塩野義製薬 UMNファーマをTOBで完全子会社化へ ワクチン事業強化に本腰
公開日時 2019/10/31 03:50
塩野義製薬は10月30日、ワクチン開発を手掛けるUMNファーマ(本社:秋田県秋田市)を株式公開買い付け(TOB)で完全子会社化すると発表した。同日の取締役会で決議した。同日の会見で塩野義製薬の手代木功社長は、「非常に面白く、強い技術基盤をもつ会社だ」と意義を強調した。予防、診断、治療のための感染症パイプラインを充実していくなかで、ワクチン事業に本格的に参入するための新たな創薬基盤の拡大につなげたい考え。
塩野義製薬は現時点でUMNファーマ社発行済み株数31.08%を保有しているが、ワクチン開発を本格的に進めるために完全子会社化を決めた。TOB価格は1株あたり540円で、買い付け期間は10月31日から12月12日。買い付け代金は約66億円を想定している。

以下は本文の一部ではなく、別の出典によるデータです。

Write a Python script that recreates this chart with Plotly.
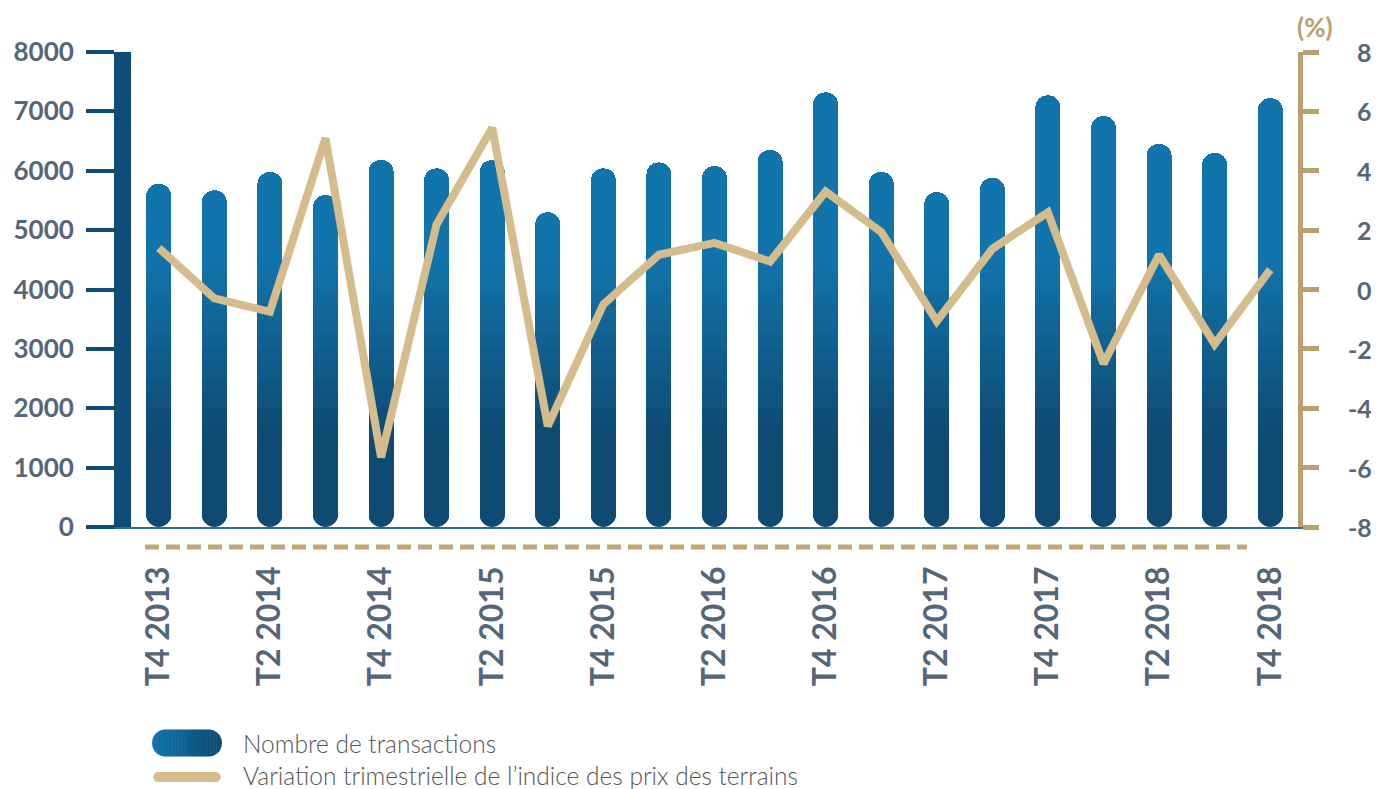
import math
import plotly.graph_objects as go

# ---------------- data ----------------
QUARTERS = ["T4 2013", "T1 2014", "T2 2014", "T3 2014", "T4 2014", "T1 2015", "T2 2015",
            "T3 2015", "T4 2015", "T1 2016", "T2 2016", "T3 2016", "T4 2016", "T1 2017",
            "T2 2017", "T3 2017", "T4 2017", "T1 2018", "T2 2018", "T3 2018", "T4 2018"]
TRANSACTIONS = [5780, 5670, 5980, 5590, 6180, 6040, 6180, 5300, 6040, 6140, 6080,
                6350, 7320, 5980, 5640, 5880, 7270, 6920, 6450, 6300, 7220]
PRICE_VAR = [1.4, -0.3, -0.75, 5.1, -5.65, 2.2, 5.45, -4.6, -0.5, 1.17, 1.57,
             0.94, 3.3, 1.94, -1.07, 1.37, 2.6, -2.5, 1.17, -1.84, 0.67]
X_TICKS = QUARTERS[::2]
LEFT_TICKS = [0, 1000, 2000, 3000, 4000, 5000, 6000, 7000, 8000]
RIGHT_TICKS = [-8, -6, -4, -2, 0, 2, 4, 6, 8]
LEGEND_BARS = "Nombre de transactions"
LEGEND_LINE = "Variation trimestrielle de l\u2019indice des prix des terrains"
UNIT_LABEL = "(%)"

# ---------------- style ----------------
PAGE_OFF = 8  # default body margin of the html page
W, H = 1379 - PAGE_OFF, 789 - PAGE_OFF
# plot area in page pixels
PL, PR, PT, PB = 131, 1298, 52, 527
DARK = (14, 74, 114)
BRIGHT = (17, 116, 171)
NAVY = "#0E4D78"
TAN_AXIS = "#B9A06E"
TAN_LINE = "#D4BC8C"
TAN_DASH = "#C4A674"
LABEL = "#556678"
FONT = "Lato"
BARGAP = 0.55


def mix(t):
    t = max(0.0, min(1.0, t))
    c = [round(DARK[i] + (BRIGHT[i] - DARK[i]) * t) for i in range(3)]
    return "rgb(%d,%d,%d)" % tuple(c)


def xp(px):
    return (px - PL) / (PR - PL)


def yp(py):
    return (PB - py) / (PB - PT)


fig = go.Figure()

# bars built as stacked vertical gradient segments
g0, g1 = 1500, 4500
levels = [0, g0] + list(range(g0 + 250, g1 + 1, 250)) + [10 ** 9]
for lo, hi in zip(levels[:-1], levels[1:]):
    seg = [max(0, min(v, hi) - lo) for v in TRANSACTIONS]
    mid = (lo + min(hi, g1 + 250)) / 2
    fig.add_trace(go.Bar(
        x=QUARTERS, y=seg, marker=dict(color=mix((mid - g0) / (g1 - g0)), line=dict(width=0)),
        hoverinfo="skip", showlegend=False, yaxis="y"))

fig.add_trace(go.Scatter(
    x=QUARTERS, y=PRICE_VAR, mode="lines", yaxis="y2",
    line=dict(color=TAN_LINE, width=8), showlegend=False, hoverinfo="skip"))

fig.update_layout(
    width=W, height=H,
    margin=dict(l=PL - PAGE_OFF, r=W - (PR - PAGE_OFF), t=PT - PAGE_OFF, b=H - (PB - PAGE_OFF)),
    paper_bgcolor="white", plot_bgcolor="white",
    barmode="stack", bargap=BARGAP, barcornerradius="50%",
    xaxis=dict(type="category", categoryorder="array", categoryarray=QUARTERS,
               range=[-0.5, len(QUARTERS) - 0.5], automargin=False,
               tickmode="array", tickvals=X_TICKS, ticktext=X_TICKS,
               tickangle=-90, ticks="", ticklabelstandoff=25,
               tickfont=dict(family=FONT, size=32, color=LABEL, weight="bold"),
               showgrid=False, zeroline=False,
               showline=True, linecolor="#2B6A96", linewidth=1.5),
    yaxis=dict(range=[0, 8000], tickmode="array", tickvals=LEFT_TICKS, automargin=False,
               showgrid=False, zeroline=False,
               showline=True, linecolor=NAVY, linewidth=17,
               ticks="outside", ticklen=28, tickwidth=4, tickcolor=NAVY,
               ticklabelstandoff=7,
               tickfont=dict(family=FONT, size=26, color=LABEL, weight="bold")),
    yaxis2=dict(range=[-8, 8], overlaying="y", side="right", automargin=False,
                tickmode="array", tickvals=RIGHT_TICKS, showticklabels=False,
                showgrid=False, zeroline=False,
                showline=True, linecolor=TAN_AXIS, linewidth=5,
                ticks="outside", ticklen=16, tickwidth=5, tickcolor=TAN_AXIS),
    font=dict(family=FONT),
)

shapes = []
# dashed decorative line below the axis
shapes.append(dict(type="line", xref="paper", yref="paper",
                   x0=xp(145), x1=xp(1247), y0=yp(547), y1=yp(547),
                   line=dict(color=TAN_DASH, width=5, dash="14px,7px")))

# round the bottom ends of the bars (white corner masks, placed on the category axis)
half = (1 - BARGAP) / 2            # half bar width, in category units
ry = half * (PR - PL) / len(QUARTERS) / (PB - PT)   # same radius in paper-y units
k = 0.5523
for i, _ in enumerate(QUARTERS):
    xl, xr = i - half, i + half
    eps = 0.01
    left = ("M%f,%f L%f,%f C%f,%f %f,%f %f,%f Z" %
            (xl - eps, 0, xl - eps, ry,
             xl, ry * (1 - k), xl + half * (1 - k), 0, xl + half, 0))
    right = ("M%f,%f L%f,%f C%f,%f %f,%f %f,%f Z" %
             (xr + eps, 0, xr + eps, ry,
              xr, ry * (1 - k), xr - half * (1 - k), 0, xr - half, 0))
    for pth in (left, right):
        shapes.append(dict(type="path", xref="x", yref="paper", path=pth,
                           fillcolor="white", line=dict(width=0), layer="above"))


def pill_bounds(x, x0, x1, yc, r):
    if x < x0 + r:
        dx = x0 + r - x
    elif x > x1 - r:
        dx = x - (x1 - r)
    else:
        dx = 0.0
    dy = math.sqrt(max(0.0, r * r - dx * dx))
    return yc - dy, yc + dy


def pill_slice(sx0, sx1, x0, x1, yc, r, steps=6):
    xs = [sx0 + (sx1 - sx0) * j / steps for j in range(steps + 1)]
    top = [(x, pill_bounds(x, x0, x1, yc, r)[0]) for x in xs]
    bot = [(x, pill_bounds(x, x0, x1, yc, r)[1]) for x in reversed(xs)]
    pts = top + bot
    return "M" + " L".join("%f,%f" % (xp(x), yp(y)) for x, y in pts) + " Z"


# legend: blue pill with horizontal gradient
px0, px1, pyc, ph = 152, 222, 743, 27
n = 24
for i in range(n):
    sx0 = px0 + (px1 - px0) * i / n
    sx1 = px0 + (px1 - px0) * (i + 1) / n + (0.5 if i < n - 1 else 0)
    shapes.append(dict(type="path", xref="paper", yref="paper",
                       path=pill_slice(sx0, sx1, px0, px1, pyc, ph / 2),
                       fillcolor=mix(1 - i / (n - 1)), line=dict(width=0), layer="above"))
# legend: tan line
shapes.append(dict(type="path", xref="paper", yref="paper",
                   path=pill_slice(153, 221, 153, 221, 777, 5, steps=40),
                   fillcolor=TAN_LINE, line=dict(width=0), layer="above"))
fig.update_layout(shapes=shapes)

ann = [
    dict(text=LEGEND_BARS, x=xp(241), y=yp(743), xref="paper", yref="paper",
         xanchor="left", yanchor="middle", showarrow=False,
         font=dict(family=FONT, size=24.5, color="#555555", weight=300)),
    dict(text=LEGEND_LINE, x=xp(241), y=yp(775), xref="paper", yref="paper",
         xanchor="left", yanchor="middle", showarrow=False,
         font=dict(family=FONT, size=24.5, color="#555555", weight=300)),
    dict(text=UNIT_LABEL, x=xp(1315), y=yp(27), xref="paper", yref="paper",
         xanchor="center", yanchor="middle", showarrow=False,
         font=dict(family=FONT, size=26, color=TAN_AXIS, weight="bold")),
]
# right-axis tick labels, right aligned like the reference
for v in RIGHT_TICKS:
    ann.append(dict(text=str(v), x=xp(1374), y=v, xref="paper", yref="y2",
                    xanchor="right", yanchor="middle", showarrow=False,
                    font=dict(family=FONT, size=25, color=LABEL, weight="bold")))
fig.update_layout(annotations=ann)

fig.write_html("out.html")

UMNファーマも同日、平野達義会長兼社長名で塩野義製薬によるTOBに賛同すると同社ホームページ上で表明した。UMNファーマは、バイオ医薬品の研究・開発・製造・販売を事業内容として2004年に設立。以前には、細胞培養のインフルエンザワクチンの開発に向けてアステラス製薬と契約を結んだが、開発を断念したなどの経緯がある。塩野義とは2017年に資本業務提携を結び、関係を深めていた。